**Data for this exercise:**

- - -

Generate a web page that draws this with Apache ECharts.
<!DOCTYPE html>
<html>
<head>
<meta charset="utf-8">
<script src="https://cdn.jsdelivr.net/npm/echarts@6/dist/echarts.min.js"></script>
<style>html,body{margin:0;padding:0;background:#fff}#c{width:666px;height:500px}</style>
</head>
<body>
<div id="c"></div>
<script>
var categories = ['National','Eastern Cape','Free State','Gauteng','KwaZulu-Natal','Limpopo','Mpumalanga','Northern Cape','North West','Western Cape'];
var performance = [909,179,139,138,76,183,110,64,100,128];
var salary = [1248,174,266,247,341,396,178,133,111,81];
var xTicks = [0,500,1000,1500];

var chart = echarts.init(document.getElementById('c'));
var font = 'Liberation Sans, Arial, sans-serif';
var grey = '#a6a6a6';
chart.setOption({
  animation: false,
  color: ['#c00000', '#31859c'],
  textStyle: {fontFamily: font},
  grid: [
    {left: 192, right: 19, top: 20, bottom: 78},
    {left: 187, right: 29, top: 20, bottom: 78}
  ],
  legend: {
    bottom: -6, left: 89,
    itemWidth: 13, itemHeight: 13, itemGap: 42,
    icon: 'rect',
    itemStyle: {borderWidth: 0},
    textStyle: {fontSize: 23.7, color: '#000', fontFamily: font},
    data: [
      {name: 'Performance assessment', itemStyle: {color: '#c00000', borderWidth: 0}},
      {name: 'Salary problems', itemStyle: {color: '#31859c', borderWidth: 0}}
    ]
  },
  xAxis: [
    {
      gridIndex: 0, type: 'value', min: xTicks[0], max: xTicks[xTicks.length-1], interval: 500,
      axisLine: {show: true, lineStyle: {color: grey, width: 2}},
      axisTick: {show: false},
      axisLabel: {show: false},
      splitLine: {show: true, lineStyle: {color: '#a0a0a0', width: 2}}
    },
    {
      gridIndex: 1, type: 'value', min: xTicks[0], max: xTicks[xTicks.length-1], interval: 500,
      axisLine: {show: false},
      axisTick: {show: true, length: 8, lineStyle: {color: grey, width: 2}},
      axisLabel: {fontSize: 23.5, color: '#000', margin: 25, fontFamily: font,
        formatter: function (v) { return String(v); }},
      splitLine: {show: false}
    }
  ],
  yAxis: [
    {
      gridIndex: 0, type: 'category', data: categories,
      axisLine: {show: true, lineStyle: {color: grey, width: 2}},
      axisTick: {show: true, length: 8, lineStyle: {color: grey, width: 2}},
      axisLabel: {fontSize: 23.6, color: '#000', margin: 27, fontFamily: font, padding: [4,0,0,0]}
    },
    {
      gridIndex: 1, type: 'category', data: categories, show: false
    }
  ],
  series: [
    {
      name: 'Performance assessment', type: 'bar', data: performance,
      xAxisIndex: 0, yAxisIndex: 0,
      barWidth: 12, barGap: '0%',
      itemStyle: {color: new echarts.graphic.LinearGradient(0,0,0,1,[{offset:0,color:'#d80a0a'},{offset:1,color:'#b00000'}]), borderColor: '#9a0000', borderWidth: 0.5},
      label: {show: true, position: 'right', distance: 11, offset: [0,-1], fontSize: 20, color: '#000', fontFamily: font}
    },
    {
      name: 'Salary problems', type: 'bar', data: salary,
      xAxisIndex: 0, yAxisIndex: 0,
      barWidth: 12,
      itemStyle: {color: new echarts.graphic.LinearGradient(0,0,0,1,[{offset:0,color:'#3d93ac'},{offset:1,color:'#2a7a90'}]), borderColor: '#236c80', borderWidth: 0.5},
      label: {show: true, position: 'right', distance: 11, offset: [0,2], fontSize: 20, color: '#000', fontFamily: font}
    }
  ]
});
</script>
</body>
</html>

- - -

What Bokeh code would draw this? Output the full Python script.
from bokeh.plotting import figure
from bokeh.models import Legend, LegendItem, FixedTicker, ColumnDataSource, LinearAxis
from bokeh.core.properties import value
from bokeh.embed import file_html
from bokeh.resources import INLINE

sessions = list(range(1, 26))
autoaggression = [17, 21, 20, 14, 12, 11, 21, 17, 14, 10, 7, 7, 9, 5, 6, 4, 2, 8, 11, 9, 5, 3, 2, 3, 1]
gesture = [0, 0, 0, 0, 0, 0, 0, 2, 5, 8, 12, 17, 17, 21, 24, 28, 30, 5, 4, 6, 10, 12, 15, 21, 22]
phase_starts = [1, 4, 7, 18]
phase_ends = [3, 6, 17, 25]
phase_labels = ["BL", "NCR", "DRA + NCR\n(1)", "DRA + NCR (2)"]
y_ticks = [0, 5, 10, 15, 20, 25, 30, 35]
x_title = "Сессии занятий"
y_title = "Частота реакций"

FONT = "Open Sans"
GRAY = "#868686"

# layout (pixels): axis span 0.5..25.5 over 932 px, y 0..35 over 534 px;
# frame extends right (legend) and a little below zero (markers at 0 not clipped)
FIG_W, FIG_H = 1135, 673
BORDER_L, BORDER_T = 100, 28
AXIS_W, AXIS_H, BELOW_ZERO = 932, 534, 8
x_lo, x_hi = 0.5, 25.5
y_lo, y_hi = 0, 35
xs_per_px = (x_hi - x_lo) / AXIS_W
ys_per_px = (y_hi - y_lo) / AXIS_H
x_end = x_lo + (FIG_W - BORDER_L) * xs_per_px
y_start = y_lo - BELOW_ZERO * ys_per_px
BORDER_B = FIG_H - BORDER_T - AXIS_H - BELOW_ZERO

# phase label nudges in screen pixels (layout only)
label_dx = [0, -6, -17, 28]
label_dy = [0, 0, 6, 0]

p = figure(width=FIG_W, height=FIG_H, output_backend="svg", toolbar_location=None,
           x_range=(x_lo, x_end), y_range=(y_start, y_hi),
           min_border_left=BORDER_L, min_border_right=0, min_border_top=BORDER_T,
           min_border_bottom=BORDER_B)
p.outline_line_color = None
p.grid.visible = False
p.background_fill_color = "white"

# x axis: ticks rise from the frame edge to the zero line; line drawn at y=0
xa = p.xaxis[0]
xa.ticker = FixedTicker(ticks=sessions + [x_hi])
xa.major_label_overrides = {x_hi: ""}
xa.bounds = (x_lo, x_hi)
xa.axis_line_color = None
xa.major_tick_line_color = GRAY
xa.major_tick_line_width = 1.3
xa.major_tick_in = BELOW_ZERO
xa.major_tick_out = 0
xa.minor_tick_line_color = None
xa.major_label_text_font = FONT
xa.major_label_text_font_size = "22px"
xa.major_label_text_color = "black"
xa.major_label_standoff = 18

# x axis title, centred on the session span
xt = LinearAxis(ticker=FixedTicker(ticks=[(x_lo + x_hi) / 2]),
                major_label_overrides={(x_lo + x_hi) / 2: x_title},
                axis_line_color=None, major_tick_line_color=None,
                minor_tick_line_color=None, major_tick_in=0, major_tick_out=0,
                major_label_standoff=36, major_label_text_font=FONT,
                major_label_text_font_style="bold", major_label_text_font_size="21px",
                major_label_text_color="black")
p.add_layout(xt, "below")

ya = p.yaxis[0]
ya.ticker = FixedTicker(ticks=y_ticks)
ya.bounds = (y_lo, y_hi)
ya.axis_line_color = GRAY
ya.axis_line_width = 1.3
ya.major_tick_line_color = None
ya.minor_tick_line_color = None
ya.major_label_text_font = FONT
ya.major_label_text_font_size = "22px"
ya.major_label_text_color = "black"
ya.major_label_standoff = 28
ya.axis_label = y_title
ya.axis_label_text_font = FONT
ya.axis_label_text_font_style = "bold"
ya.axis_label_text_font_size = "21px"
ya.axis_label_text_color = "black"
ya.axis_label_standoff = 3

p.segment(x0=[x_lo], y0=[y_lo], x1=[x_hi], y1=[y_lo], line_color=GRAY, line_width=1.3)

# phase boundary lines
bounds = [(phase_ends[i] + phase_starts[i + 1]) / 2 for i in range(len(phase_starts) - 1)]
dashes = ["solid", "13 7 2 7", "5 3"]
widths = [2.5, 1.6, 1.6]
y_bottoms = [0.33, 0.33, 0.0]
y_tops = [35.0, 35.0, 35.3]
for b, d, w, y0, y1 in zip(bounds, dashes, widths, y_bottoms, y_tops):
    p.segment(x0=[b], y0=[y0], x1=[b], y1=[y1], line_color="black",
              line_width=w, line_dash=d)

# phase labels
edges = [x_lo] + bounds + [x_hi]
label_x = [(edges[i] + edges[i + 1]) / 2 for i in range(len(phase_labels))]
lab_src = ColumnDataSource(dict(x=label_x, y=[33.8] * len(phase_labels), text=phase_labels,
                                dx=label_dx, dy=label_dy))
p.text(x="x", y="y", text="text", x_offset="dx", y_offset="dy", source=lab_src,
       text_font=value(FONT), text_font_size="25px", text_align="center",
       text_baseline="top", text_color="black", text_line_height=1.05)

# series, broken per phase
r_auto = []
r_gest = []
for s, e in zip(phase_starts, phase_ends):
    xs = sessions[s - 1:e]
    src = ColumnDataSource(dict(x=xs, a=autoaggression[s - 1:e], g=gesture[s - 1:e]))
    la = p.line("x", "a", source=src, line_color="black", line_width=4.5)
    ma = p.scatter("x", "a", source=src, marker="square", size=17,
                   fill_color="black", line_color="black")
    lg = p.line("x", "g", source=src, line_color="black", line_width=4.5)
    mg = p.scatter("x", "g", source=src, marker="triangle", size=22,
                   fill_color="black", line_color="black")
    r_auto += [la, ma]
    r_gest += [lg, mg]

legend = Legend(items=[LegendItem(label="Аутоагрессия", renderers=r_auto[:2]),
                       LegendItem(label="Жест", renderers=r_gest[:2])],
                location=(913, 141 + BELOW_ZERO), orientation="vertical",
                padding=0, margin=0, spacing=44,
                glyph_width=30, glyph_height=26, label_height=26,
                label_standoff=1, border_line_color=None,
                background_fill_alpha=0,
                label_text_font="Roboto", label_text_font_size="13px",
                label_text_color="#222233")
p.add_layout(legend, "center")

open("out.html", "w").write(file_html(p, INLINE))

- - -

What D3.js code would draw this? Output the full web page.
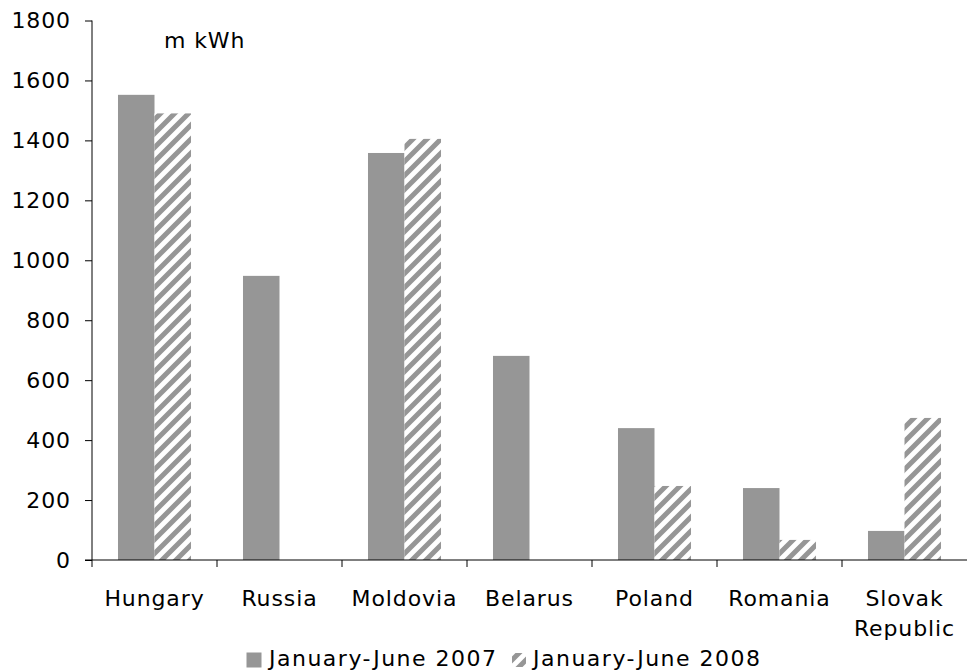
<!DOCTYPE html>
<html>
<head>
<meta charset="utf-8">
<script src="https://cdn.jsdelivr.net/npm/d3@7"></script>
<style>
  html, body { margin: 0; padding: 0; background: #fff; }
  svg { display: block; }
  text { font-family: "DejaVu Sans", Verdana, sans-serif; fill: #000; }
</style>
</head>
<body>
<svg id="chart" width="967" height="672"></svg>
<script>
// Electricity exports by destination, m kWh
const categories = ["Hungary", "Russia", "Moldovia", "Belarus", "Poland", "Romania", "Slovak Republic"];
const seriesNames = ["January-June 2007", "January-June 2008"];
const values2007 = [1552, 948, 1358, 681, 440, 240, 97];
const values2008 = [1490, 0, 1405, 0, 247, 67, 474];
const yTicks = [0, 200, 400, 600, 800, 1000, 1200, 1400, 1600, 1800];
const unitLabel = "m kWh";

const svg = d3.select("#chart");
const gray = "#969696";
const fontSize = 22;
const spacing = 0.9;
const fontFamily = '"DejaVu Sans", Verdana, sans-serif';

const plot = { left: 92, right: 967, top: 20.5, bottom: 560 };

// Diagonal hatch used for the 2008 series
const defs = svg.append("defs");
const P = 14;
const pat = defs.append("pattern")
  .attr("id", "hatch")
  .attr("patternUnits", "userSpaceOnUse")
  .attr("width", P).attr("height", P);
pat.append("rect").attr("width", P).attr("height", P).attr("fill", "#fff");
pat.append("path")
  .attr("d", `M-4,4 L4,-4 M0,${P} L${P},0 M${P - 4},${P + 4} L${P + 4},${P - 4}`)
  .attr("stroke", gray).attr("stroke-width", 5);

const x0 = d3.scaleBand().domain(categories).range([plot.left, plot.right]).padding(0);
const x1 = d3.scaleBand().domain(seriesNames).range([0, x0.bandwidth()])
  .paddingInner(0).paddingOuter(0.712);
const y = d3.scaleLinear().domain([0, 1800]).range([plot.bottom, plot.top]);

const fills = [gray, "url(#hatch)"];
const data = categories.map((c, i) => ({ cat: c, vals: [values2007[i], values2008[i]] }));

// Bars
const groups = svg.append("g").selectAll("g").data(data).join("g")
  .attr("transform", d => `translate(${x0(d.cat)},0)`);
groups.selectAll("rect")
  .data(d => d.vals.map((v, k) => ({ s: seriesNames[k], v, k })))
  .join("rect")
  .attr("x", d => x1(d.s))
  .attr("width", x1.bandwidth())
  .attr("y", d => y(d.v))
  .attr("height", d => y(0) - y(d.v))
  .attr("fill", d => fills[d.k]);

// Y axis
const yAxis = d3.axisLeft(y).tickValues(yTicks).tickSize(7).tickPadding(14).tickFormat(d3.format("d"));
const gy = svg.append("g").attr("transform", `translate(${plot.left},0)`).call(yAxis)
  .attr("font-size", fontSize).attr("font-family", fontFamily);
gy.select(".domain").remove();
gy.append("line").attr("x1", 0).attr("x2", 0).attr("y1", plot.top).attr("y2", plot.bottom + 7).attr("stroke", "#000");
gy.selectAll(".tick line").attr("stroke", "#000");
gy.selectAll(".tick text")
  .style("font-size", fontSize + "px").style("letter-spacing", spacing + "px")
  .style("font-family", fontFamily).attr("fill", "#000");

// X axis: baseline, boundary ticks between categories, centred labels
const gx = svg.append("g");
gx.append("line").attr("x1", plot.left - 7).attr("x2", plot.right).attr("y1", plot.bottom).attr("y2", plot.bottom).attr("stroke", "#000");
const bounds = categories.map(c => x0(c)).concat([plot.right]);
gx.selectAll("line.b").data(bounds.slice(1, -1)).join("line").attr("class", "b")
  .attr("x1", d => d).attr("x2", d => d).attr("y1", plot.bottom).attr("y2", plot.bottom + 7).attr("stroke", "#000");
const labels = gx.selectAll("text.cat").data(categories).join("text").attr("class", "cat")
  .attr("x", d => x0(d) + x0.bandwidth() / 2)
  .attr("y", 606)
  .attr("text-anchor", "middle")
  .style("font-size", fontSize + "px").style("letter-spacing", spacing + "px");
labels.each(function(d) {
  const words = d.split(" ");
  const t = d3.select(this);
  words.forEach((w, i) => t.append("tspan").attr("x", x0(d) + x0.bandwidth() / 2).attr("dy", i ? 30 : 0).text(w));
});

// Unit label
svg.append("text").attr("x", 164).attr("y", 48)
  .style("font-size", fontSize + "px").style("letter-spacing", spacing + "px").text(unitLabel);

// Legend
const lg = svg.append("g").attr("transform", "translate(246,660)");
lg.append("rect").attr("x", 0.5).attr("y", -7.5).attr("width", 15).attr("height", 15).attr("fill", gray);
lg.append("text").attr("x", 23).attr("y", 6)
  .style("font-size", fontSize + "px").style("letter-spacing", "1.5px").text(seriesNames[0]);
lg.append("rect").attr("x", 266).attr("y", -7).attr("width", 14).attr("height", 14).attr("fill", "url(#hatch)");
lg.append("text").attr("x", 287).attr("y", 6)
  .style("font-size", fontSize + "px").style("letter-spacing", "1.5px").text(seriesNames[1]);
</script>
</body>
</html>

- - -

**What to do:** Write out only the lines that run from the line containing "Generate a web" through the line containing "var xTicks = [0,500,1000,1500];", both included, exactly as they appear above.

**Finished answer:**
Generate a web page that draws this with Apache ECharts.
<!DOCTYPE html>
<html>
<head>
<meta charset="utf-8">
<script src="https://cdn.jsdelivr.net/npm/echarts@6/dist/echarts.min.js"></script>
<style>html,body{margin:0;padding:0;background:#fff}#c{width:666px;height:500px}</style>
</head>
<body>
<div id="c"></div>
<script>
var categories = ['National','Eastern Cape','Free State','Gauteng','KwaZulu-Natal','Limpopo','Mpumalanga','Northern Cape','North West','Western Cape'];
var performance = [909,179,139,138,76,183,110,64,100,128];
var salary = [1248,174,266,247,341,396,178,133,111,81];
var xTicks = [0,500,1000,1500];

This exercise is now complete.